— start of Stored data —
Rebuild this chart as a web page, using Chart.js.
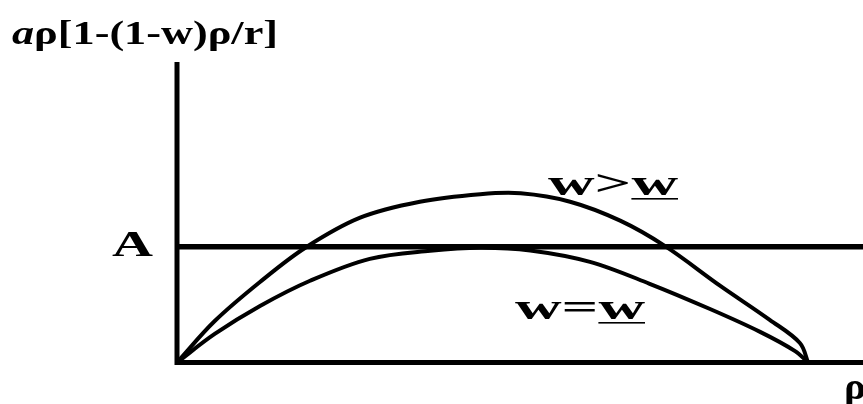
<!DOCTYPE html>
<html lang="en">
<head>
    <meta charset="UTF-8">
    <title>Growth curves</title>
    <script src="https://cdn.jsdelivr.net/npm/chart.js"></script>
    <style>
        * {
            margin: 0;
            padding: 0;
            box-sizing: border-box;
        }

        body {
            background: #fff;
            width: 863px;
            height: 404px;
            overflow: hidden;
        }

        .chart-container {
            position: relative;
            width: 863px;
            height: 404px;
        }
    </style>
</head>
<body>
    <div class="chart-container">
        <canvas id="growthChart"></canvas>
    </div>

    <script>
        // Curve for w > w_ (rises above A, crosses it twice)
        const rhoUpper = [0, 5.5, 12.1, 18.7, 26.7, 35.4, 44.2, 50.1, 57.3, 64.6, 71.1, 79.2, 86.4, 90.8, 92.0];
        const valUpper = [0, 13.8, 26.8, 38.2, 48.2, 53.5, 56.0, 56.3, 53.5, 47.2, 38.8, 25.5, 14.2, 6.5, 0];

        // Curve for w = w_ (just touches A)
        const rhoLower = [0, 5.5, 12.1, 19.4, 28.1, 36.9, 44.2, 51.5, 60.2, 68.9, 77.7, 85.0, 90.1, 92.0];
        const valLower = [0, 9.5, 18.8, 27.2, 34.5, 37.2, 38.2, 37.3, 33.5, 26.2, 17.8, 10.2, 3.8, 0];

        // Level A, drawn across the whole rho range
        const levelA = 38.5;
        const rhoRange = [0, 100];
        const valRange = [0, 100];

        const toPoints = (xs, ys) => xs.map((x, i) => ({ x: x, y: ys[i] }));

        const SERIF = '"Times New Roman", "Liberation Serif", serif';

        // draws text stretched so it spans left..right
        function stretchedText(ctx, parts, left, right, baseline) {
            let total = 0;
            const widths = parts.map(p => {
                ctx.font = p.font;
                const w = ctx.measureText(p.text).width;
                total += w;
                return w;
            });
            const sx = (right - left) / total;
            ctx.save();
            ctx.translate(left, baseline);
            ctx.scale(sx, 1);
            ctx.fillStyle = '#000';
            ctx.textBaseline = 'alphabetic';
            ctx.textAlign = 'left';
            let x = 0;
            parts.forEach((p, i) => {
                ctx.font = p.font;
                ctx.fillText(p.text, x, 0);
                if (p.underline) {
                    ctx.fillRect(x, 3, widths[i], 1.6);
                }
                x += widths[i];
            });
            ctx.restore();
        }

        const axesAndLabels = {
            id: 'axesAndLabels',
            afterDatasetsDraw(chart) {
                const ctx = chart.ctx;
                const xs = chart.scales.x;
                const ys = chart.scales.y;
                const x0 = xs.getPixelForValue(0);
                const y0 = ys.getPixelForValue(0);

                ctx.save();
                ctx.strokeStyle = '#000';
                ctx.lineWidth = 5;
                ctx.lineCap = 'butt';
                ctx.beginPath();
                ctx.moveTo(x0, ys.getPixelForValue(valRange[1]));
                ctx.lineTo(x0, y0 + 2.5);
                ctx.moveTo(x0 - 2.5, y0);
                ctx.lineTo(xs.getPixelForValue(rhoRange[1]), y0);
                ctx.stroke();
                ctx.restore();

                stretchedText(ctx, [
                    { text: 'a', font: `italic bold 34px ${SERIF}` },
                    { text: 'ρ[1-(1-w)ρ/r]', font: `bold 34px ${SERIF}` }
                ], 12, 278, 44);

                const big = `bold 36px ${SERIF}`;
                stretchedText(ctx, [{ text: 'A', font: big }], 112, 153, 256);
                stretchedText(ctx, [
                    { text: 'w', font: big },
                    { text: '>', font: big },
                    { text: 'w', font: big, underline: true }
                ], 548, 678, 195);
                stretchedText(ctx, [
                    { text: 'w', font: big },
                    { text: '=', font: big },
                    { text: 'w', font: big, underline: true }
                ], 515, 645, 319);
                stretchedText(ctx, [{ text: 'ρ', font: `bold 38px ${SERIF}` }], 844, 866, 399);
            }
        };

        new Chart(document.getElementById('growthChart'), {
            type: 'scatter',
            data: {
                datasets: [
                    {
                        label: 'A',
                        data: toPoints(rhoRange, [levelA, levelA]),
                        showLine: true,
                        borderColor: '#000',
                        borderWidth: 5.5,
                        pointRadius: 0,
                        clip: false
                    },
                    {
                        label: 'w>w',
                        data: toPoints(rhoUpper, valUpper),
                        showLine: true,
                        borderColor: '#000',
                        borderWidth: 4,
                        pointRadius: 0,
                        tension: 0.35,
                        clip: false
                    },
                    {
                        label: 'w=w',
                        data: toPoints(rhoLower, valLower),
                        showLine: true,
                        borderColor: '#000',
                        borderWidth: 4,
                        pointRadius: 0,
                        tension: 0.35,
                        clip: false
                    }
                ]
            },
            options: {
                responsive: true,
                maintainAspectRatio: false,
                animation: false,
                layout: {
                    padding: { left: 177, right: 0, top: 62, bottom: 41.5 }
                },
                scales: {
                    x: { type: 'linear', min: rhoRange[0], max: rhoRange[1], display: false },
                    y: { type: 'linear', min: valRange[0], max: valRange[1], display: false }
                },
                plugins: {
                    legend: { display: false },
                    tooltip: { enabled: false }
                }
            },
            plugins: [axesAndLabels]
        });
    </script>
</body>
</html>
— end of Stored data —
# Exercise brief
Restate the material word for word from its first line through the line containing "14.2, 6.5, 0];", both included; the pictures do not belong in it.

# Correct result
Rebuild this chart as a web page, using Chart.js.
<!DOCTYPE html>
<html lang="en">
<head>
    <meta charset="UTF-8">
    <title>Growth curves</title>
    <script src="https://cdn.jsdelivr.net/npm/chart.js"></script>
    <style>
        * {
            margin: 0;
            padding: 0;
            box-sizing: border-box;
        }

        body {
            background: #fff;
            width: 863px;
            height: 404px;
            overflow: hidden;
        }

        .chart-container {
            position: relative;
            width: 863px;
            height: 404px;
        }
    </style>
</head>
<body>
    <div class="chart-container">
        <canvas id="growthChart"></canvas>
    </div>

    <script>
        // Curve for w > w_ (rises above A, crosses it twice)
        const rhoUpper = [0, 5.5, 12.1, 18.7, 26.7, 35.4, 44.2, 50.1, 57.3, 64.6, 71.1, 79.2, 86.4, 90.8, 92.0];
        const valUpper = [0, 13.8, 26.8, 38.2, 48.2, 53.5, 56.0, 56.3, 53.5, 47.2, 38.8, 25.5, 14.2, 6.5, 0];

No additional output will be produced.